UT Austin Professor Sues University for Infringing on His First Amendment Rights

Richard Lowery, a finance professor at the University of Texas at Austin McCombs School of Business, is suing the university’s officials for infringing on his First Amendment rights. 

According to Soli Rice of Texas Scorecard, “In attempts to silence the professor for speaking out on controversial issues, university administration threatened his job, pay, institute affiliation, research opportunities, and academic freedom.”

In the legal complaint that Lowery filed, the finance professor said, “The officials at the state’s flagship university violated his constitutional right to criticize government officials.”

In the lawsuit, Lowery asserted that the university administration “harmed his right to academic freedom.”

Lowery’s suit details that the First Amendment “protects the right of public university professors to engage their colleagues and administrators in debate and discussion concerning academic matters, including what should be taught and the school’s ideological direction and balance.”

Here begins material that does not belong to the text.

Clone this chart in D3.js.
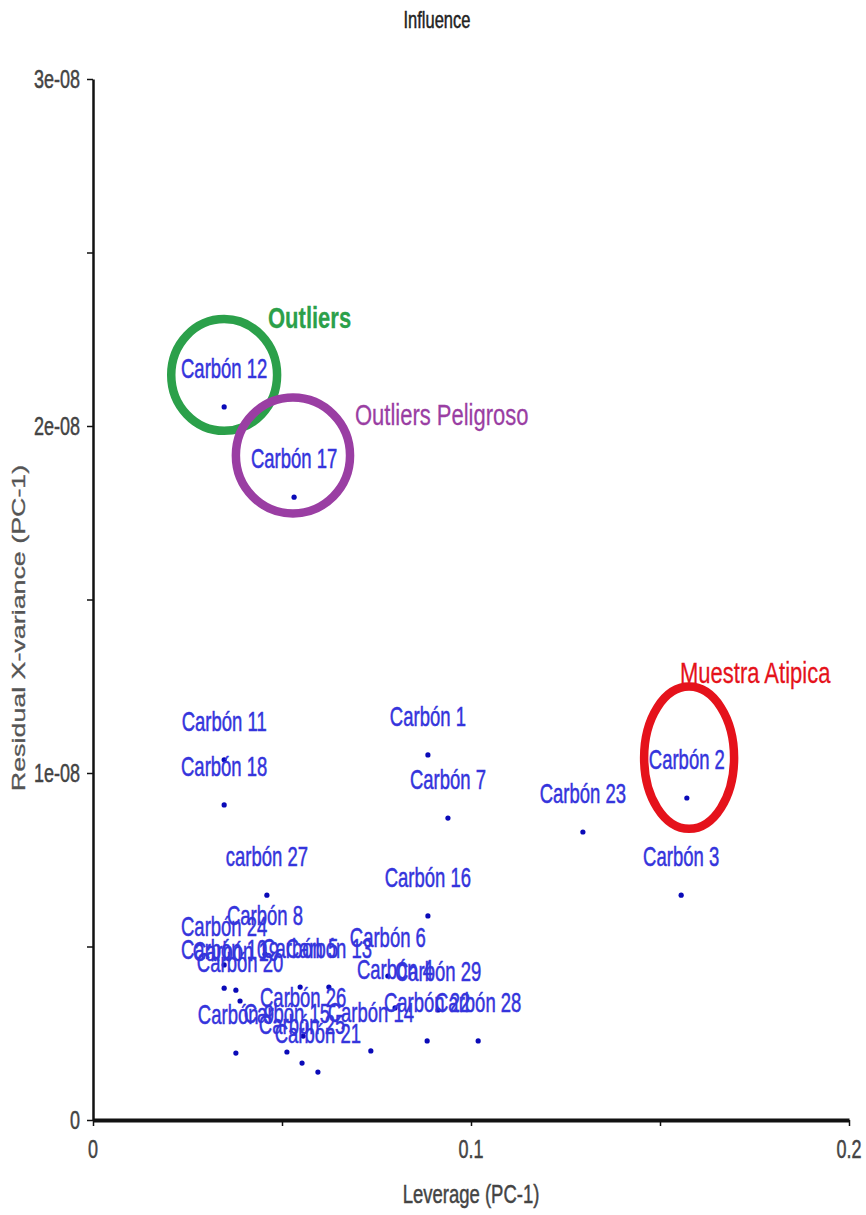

Per the Institute for Free Speech, Lowery is “well known” for his “vigorous commentary on university affairs.” His pieces have been published in The Hill, The Texas Tribune, the Houston Chronicle, and The College Fix.

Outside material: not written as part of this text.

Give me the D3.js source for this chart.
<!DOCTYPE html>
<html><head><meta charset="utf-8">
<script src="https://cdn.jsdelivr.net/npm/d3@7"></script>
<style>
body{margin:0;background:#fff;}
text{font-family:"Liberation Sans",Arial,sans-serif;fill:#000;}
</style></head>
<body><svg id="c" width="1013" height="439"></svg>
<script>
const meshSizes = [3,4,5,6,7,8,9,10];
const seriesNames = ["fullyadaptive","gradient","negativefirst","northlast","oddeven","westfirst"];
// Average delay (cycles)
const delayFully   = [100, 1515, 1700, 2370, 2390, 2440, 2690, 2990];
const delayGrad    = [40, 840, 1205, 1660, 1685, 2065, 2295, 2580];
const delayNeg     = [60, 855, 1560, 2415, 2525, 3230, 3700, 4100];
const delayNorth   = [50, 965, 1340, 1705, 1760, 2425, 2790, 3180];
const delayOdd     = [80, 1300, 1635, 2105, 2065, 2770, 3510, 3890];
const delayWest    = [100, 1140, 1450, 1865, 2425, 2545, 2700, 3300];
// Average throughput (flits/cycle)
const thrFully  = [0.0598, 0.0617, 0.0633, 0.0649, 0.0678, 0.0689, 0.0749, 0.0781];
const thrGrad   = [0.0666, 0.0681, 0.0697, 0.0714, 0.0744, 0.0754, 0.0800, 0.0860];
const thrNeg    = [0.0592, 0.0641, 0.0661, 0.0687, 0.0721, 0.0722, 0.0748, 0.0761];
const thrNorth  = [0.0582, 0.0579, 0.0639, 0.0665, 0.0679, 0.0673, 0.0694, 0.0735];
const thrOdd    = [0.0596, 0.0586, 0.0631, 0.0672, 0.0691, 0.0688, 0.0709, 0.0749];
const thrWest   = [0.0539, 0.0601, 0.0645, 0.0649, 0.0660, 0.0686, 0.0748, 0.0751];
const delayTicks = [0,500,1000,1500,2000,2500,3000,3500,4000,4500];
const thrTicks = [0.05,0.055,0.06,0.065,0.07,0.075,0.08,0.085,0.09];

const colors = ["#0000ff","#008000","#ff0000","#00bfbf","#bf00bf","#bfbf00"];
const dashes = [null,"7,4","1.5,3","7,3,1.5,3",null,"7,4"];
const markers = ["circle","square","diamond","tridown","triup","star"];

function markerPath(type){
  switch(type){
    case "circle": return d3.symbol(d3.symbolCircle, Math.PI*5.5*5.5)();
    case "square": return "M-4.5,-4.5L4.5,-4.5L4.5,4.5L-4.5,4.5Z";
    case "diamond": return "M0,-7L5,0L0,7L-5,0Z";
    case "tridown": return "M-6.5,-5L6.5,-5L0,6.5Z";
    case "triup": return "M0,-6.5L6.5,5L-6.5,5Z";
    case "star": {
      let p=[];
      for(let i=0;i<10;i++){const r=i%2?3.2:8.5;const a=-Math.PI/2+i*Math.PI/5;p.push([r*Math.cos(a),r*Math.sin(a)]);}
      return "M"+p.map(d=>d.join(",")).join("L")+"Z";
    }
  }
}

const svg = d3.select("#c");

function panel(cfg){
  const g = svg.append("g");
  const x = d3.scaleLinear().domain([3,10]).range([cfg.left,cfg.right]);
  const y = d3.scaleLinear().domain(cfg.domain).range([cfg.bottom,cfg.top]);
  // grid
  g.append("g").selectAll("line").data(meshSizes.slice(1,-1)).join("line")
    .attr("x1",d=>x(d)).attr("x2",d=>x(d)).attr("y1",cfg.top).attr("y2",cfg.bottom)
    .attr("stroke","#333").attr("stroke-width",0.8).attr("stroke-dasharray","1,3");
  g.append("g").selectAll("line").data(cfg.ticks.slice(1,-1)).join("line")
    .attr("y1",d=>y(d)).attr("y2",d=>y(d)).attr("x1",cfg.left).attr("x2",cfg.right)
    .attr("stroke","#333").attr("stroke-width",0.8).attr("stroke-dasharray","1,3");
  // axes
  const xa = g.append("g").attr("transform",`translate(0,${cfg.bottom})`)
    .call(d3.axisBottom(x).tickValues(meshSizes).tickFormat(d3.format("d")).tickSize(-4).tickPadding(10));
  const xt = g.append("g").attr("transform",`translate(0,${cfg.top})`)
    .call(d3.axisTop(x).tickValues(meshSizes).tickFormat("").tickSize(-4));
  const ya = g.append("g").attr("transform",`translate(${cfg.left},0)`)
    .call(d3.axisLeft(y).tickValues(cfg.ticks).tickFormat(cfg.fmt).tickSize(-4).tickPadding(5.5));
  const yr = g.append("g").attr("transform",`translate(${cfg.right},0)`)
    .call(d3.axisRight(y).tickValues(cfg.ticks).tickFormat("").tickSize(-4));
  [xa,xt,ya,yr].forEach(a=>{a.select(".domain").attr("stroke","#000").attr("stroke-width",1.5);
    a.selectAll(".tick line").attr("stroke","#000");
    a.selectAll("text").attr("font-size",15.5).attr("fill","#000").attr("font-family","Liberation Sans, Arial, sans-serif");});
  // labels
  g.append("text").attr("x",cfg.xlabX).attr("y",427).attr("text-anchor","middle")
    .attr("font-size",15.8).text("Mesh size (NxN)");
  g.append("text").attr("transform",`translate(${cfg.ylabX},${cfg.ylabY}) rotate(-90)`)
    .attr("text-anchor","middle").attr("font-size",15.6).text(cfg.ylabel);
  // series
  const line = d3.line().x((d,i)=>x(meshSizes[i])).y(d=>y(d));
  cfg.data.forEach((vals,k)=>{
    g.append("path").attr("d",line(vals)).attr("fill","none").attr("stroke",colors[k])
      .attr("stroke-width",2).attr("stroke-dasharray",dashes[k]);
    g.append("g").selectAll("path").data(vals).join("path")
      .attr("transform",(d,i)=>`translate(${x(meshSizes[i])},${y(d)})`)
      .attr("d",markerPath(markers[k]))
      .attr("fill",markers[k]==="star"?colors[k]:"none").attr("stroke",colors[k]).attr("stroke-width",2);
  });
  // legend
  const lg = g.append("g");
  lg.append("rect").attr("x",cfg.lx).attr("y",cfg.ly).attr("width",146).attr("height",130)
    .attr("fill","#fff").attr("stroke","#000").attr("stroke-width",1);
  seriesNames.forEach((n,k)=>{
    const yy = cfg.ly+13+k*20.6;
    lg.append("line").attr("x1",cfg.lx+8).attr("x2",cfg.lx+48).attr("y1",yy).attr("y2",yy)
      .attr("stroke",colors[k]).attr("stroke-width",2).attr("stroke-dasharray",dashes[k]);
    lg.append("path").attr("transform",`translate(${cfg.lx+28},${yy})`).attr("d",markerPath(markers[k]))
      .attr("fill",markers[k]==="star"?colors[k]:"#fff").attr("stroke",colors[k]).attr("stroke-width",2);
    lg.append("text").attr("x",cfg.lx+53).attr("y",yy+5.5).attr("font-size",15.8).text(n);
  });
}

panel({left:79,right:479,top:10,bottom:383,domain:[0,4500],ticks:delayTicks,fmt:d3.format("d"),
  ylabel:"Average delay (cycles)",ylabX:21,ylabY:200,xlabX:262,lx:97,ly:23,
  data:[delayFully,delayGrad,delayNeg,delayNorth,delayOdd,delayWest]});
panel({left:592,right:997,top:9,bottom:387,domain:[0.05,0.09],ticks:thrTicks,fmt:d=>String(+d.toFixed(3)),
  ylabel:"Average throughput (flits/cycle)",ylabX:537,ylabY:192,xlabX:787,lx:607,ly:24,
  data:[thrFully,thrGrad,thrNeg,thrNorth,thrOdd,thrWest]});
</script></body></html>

Lowery has built a reputation for using social media and online opinion articles to “publicly criticize university officials’ actions, and ask elected state-government officials to intervene. He has also used such tools to participate in the sort of academic campus discourse that faculty traditionally pursue.”

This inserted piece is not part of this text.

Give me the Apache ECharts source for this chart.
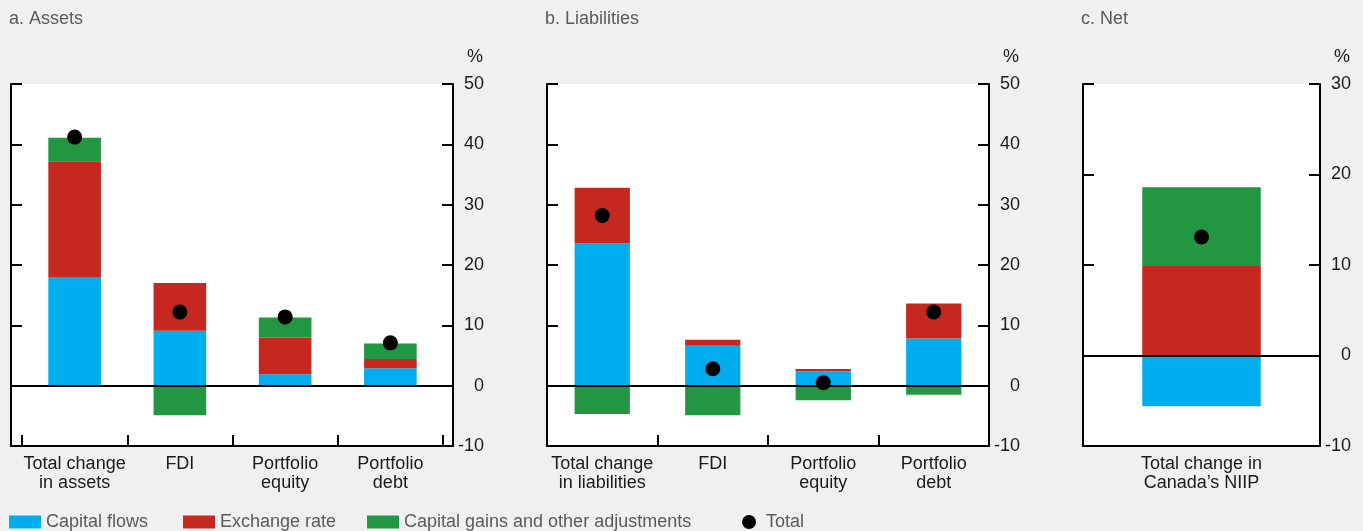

In his articles putting UT officials on blast, Lowery specifically criticizes them for the way they handle issues such as “critical race theory indoctrination, affirmative action, academic freedom, competence-based performance measures, and the future of capitalism.”

Lowery has repeatedly claimed that university administrators are using diversity, equity, and inclusion (DEI) requirements to harass “competent” teachers and professors who are not down with the dominant DEI ideology on campus.

In response, Lowery asserts university administrators “responded with a campaign to silence” him, where they threatened his employment, compensation, institute affiliation, research opportunities, academic freedom, and deemed his behavior to be inviting violence or uncivil in nature.

On top of that, the suit claims school officials “also allowed, or at least did not retract, a UT employee’s request that police surveil Lowery’s speech, because he might contact politicians or other influential people.”

“Lowery got the message,” the suit stated.

As a response to the university’s attempt to muzzle his speech, the professor is aiming to “vindicate” his free speech rights, calling on the court to declare the administration’s actions as unconstitutional and restore his First Amendment rights to speak on issues he was previously silenced on.

Lowery is receiving legal representation from America First Legal and was filed in the Austin federal court.  

Hopefully, Lowery gets his free speech rights restored. Nevertheless, Texas lawmakers must act now and start laying the smackdown on universities that engage in such unconstitutional behavior. They can do so by defunding these institutions, firing staff and professors that act in an anti-freedom manner, and start packing these institutions with right-wing loyalists. The time for debate is over. Legislators must start putting the squeeze on institutions who behave in an anti-American manner.